For the most part, our glorious leader, Dustbin Truthless, the Prime Ribber of Kanadoodle, is sitting back and smugly smiling at the antics of the opposition as they try to get some traction out of the latest political scandals.  First there’s the Minister of Deference, Hardhit Sandbag.  According to Erring O’Fool, leader of the Consumptive Party, Sandbag’s handling of the General scandal is… well, a scandal.  He insists that Sandbag just isn’t up to the job. O’Fool is supported in this contention by the current and former military ombcrudsmen.

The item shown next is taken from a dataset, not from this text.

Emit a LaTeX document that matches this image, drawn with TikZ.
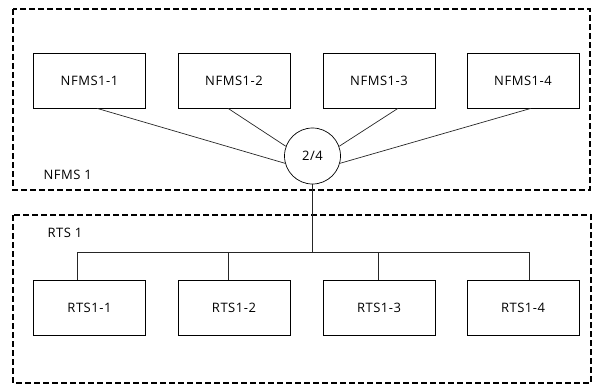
\documentclass[tikz,border=0pt]{standalone}
\usepackage{fontspec}
\setmainfont[LetterSpace=4]{Open Sans}
\usepackage{tikz}

\tikzset{
	unitbox/.style={draw, line width=0.7pt, minimum width=112pt, minimum height=55pt, inner sep=0pt},
	votebox/.style={draw, circle, line width=0.7pt, minimum size=56pt, inner sep=0pt},
	groupbox/.style={line width=1.3pt, dash pattern=on 6pt off 3pt},
	link/.style={line width=0.7pt, black!85}
}

\begin{document}
\begin{tikzpicture}[x=1pt, y=-1pt, font=\fontsize{13}{15}\selectfont]
	\useasboundingbox (0,0) rectangle (593,385);
	\draw[groupbox] (13,9) rectangle (590,190);
	\draw[groupbox] (13,215) rectangle (591,383);

	\node[unitbox] (n1) at (89.5,80.5) {NFMS1-1};
	\node[unitbox] (n2) at (234,80.5) {NFMS1-2};
	\node[unitbox] (n3) at (379,80.5) {NFMS1-3};
	\node[unitbox] (n4) at (523,80.5) {NFMS1-4};
	\node[votebox] (vote) at (312.5,156) {2/4};
	\node[anchor=west] (nlabel) at (40,175) {NFMS 1};

	\node[unitbox] (r1) at (89.5,307.5) {RTS1-1};
	\node[unitbox] (r2) at (234,307.5) {RTS1-2};
	\node[unitbox] (r3) at (379,307.5) {RTS1-3};
	\node[unitbox] (r4) at (523,307.5) {RTS1-4};
	\node[anchor=west] (rlabel) at (44,233) {RTS 1};
	\coordinate (bus) at (312.5,252);

	\draw[link] ([xshift=7.5pt]n1.south) -- (vote.195);
	\draw[link] ([xshift=-6pt]n2.south) -- (vote.160);
	\draw[link] ([xshift=19pt]n3.south) -- (vote.20);
	\draw[link] ([xshift=8pt]n4.south) -- (vote.345);

	\draw[link] (vote.south) -- (bus);
	\draw[link] ([xshift=-12.5pt]r1.north) |- ([xshift=6pt]r4.north |- bus) -- ([xshift=6pt]r4.north);
	\draw[link] ([xshift=-6pt]r2.north) -- ([xshift=-6pt]r2.north |- bus);
	\draw[link] ([xshift=-1pt]r3.north) -- ([xshift=-1pt]r3.north |- bus);
\end{tikzpicture}
\end{document}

Everybody knows that the Department of Deference in Kanadoodle is an important role, but Sandbag’s ability to raise bag money for the Libelous Party seems to make him an untouchable minister.  The Libelous Party will continue filling the air with fine sounding words about reform and continue to do what politicians always do when faced with troubling moral issues – nothing. Really, I can’t imagine O’Fool will get much out of this imbroglio.   

In fact, those of us isolating in the home igloo with a few brewskies could learn something from Sandbag – in politics, it’s best to ignore allegations of sexual harassment against a chief General until they retire.  If the news outlets get hold of the story after that, it’s best to stay inside and avoid being rained on by a deluge of falling generals and golf bags.  I, for one, am not worried that the only ranking person left to lead Kanadoodle’s military is now a lance corporal.

The Nearly Dead Party, led by that fellow whose name nobody can remember, had its kick at the Iglooarliament.  Their retiring member from the Polar Cap left the House with a candid appraisal of the work that goes on: racial profiling, smoke and mirrors and a dedication to the part of the Politician’s Creed that demands leaders never walk the talk.  It’s only surprising that someone would sound so surprised at politicians being politicians.

Then there’s the Greenies’ Party and their new and fearless leader, Ms. Andme-me-me-drawl, chosen as a triple threat in the war for most inclusive sounding leader – going two better than the Nearly Dead Party with their… whoever their leader is.  I’m especially impressed with Andme-me-me-drawl’s grasp of issues from the Middle Yeast.   You may remember that Isthatreal’s (now former) Prime Ribber, Benjamin BunnyYahoo, began stealing property from the Paleswineians and followed it up by dropping bombs on their heads.  If I feel sorry for those being bombed, I am no doubt an anti-smetite, at least according to Ms. Andme-me-me-drawl’s staff.  Who would have known?  I’m most grateful to the Greenie’s for having these finer points of the international situation explained. I, and the rest of the hoi-polloi, can sleep more soundly knowing the Greenies have a really inclusive sounding leader who can still manage to exclude everyone that doesn’t agree with her.

But that’s not Andme-me-me-drawl’s only claim to fame.  This week she lost a third of her elected members when Splendica Chatwin crossed the floor and started playing footsies with Dustbin Truthless.  Ms. Andme-me-me-drawl followed this up by insisting that the Prime Ribber’s toes, despite his rhetoric, are no friend to feminism.  I wonder how long it took her to figure that out?

Yes, it’s been a heck of a week in Kanadoodle’s political landscape.  The Prime Ribber looks like he has nothing to fear from the opposition at this point – they all seem to have a gift for making him look good by comparison.


Democracy in action!  Available only in Kanadoodle – pity.